* _WRITTEN TASK_
Below are the records. List every line holding the word "this".

* _DATASET EXCERPTS_
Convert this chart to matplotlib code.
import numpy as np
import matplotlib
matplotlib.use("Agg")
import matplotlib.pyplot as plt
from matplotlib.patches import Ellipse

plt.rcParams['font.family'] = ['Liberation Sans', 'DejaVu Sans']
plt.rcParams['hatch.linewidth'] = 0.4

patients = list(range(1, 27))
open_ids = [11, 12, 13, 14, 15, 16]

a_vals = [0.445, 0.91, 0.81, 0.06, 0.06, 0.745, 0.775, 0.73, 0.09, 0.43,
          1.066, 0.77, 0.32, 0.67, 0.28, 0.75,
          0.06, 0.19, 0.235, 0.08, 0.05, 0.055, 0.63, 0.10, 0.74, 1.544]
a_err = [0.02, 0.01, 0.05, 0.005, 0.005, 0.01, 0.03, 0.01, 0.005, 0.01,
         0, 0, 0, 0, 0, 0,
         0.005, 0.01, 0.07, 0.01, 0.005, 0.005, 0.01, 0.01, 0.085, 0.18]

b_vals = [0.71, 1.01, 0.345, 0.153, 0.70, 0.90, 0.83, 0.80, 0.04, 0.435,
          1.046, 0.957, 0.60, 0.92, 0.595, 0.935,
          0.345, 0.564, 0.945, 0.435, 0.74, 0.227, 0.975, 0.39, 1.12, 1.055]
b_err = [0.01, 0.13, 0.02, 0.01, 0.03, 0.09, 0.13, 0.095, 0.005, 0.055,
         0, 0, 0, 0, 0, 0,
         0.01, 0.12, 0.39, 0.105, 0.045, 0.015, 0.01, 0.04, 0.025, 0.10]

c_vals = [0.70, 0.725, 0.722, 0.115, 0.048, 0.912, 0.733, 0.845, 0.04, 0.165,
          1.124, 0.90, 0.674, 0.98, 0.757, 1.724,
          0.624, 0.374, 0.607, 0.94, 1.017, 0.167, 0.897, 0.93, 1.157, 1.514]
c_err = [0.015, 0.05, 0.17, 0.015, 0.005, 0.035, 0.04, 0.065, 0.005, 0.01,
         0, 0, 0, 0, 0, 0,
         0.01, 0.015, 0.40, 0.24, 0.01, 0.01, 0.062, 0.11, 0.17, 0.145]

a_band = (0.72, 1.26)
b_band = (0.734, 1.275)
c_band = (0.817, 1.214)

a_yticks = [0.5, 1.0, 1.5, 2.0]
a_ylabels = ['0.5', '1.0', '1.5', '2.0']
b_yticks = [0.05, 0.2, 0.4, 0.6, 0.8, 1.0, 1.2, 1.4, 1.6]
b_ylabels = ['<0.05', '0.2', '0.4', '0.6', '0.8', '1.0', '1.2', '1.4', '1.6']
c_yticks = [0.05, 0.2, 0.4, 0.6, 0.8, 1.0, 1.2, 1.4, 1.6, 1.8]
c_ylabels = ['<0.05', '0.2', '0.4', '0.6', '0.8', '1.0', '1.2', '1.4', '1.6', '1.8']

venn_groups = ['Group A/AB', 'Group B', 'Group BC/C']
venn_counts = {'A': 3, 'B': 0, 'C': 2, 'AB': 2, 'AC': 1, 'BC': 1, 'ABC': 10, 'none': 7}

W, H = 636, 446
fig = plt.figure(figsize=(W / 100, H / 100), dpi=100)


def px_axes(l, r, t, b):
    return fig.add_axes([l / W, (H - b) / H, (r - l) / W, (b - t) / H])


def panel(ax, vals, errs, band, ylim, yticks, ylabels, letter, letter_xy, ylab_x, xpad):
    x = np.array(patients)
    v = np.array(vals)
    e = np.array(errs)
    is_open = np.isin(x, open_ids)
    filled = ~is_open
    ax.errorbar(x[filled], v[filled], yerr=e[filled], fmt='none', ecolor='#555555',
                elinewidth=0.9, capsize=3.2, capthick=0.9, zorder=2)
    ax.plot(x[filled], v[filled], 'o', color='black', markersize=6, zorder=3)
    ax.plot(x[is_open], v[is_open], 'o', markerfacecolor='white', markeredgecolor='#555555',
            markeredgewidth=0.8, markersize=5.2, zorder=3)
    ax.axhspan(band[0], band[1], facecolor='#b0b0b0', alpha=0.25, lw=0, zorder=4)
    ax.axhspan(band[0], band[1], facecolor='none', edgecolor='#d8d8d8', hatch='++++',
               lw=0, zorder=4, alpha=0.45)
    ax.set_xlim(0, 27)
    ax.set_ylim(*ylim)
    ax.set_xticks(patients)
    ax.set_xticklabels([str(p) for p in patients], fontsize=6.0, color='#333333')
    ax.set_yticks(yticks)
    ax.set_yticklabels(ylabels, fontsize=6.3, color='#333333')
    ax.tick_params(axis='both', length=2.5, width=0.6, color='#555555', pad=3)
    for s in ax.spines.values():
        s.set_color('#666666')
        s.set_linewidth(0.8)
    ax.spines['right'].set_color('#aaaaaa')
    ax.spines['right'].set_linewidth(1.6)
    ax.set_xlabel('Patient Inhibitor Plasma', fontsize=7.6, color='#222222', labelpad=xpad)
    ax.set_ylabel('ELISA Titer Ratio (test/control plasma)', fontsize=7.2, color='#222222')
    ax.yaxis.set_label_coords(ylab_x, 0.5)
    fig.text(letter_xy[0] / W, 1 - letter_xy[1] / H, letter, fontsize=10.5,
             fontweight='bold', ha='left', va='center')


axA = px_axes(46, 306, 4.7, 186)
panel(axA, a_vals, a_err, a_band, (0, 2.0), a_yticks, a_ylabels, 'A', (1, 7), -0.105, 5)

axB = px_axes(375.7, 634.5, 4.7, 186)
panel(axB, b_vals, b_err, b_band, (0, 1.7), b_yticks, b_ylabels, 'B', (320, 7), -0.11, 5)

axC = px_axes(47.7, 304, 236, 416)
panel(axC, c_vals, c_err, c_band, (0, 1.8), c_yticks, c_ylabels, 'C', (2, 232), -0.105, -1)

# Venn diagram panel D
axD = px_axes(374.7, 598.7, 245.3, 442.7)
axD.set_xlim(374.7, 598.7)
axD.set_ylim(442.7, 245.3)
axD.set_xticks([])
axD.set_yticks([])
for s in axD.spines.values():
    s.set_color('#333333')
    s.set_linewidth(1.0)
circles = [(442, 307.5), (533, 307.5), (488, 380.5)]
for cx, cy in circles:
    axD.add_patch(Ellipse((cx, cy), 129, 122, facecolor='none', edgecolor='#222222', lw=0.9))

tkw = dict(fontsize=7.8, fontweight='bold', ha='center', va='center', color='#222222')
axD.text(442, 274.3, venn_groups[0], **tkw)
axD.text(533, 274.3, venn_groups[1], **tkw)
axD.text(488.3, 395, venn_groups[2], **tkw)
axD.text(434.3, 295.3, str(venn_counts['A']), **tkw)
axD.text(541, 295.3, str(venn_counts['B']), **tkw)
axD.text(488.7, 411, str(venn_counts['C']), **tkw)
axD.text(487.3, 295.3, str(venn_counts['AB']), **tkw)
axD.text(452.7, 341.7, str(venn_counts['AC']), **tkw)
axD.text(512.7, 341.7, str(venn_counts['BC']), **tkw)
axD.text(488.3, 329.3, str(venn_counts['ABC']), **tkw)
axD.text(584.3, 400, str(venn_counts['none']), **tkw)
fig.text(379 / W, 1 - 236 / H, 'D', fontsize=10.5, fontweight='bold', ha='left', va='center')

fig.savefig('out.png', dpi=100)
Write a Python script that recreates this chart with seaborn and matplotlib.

* _TASK RESPONSE_
Convert this chart to matplotlib code.
Write a Python script that recreates this chart with seaborn and matplotlib.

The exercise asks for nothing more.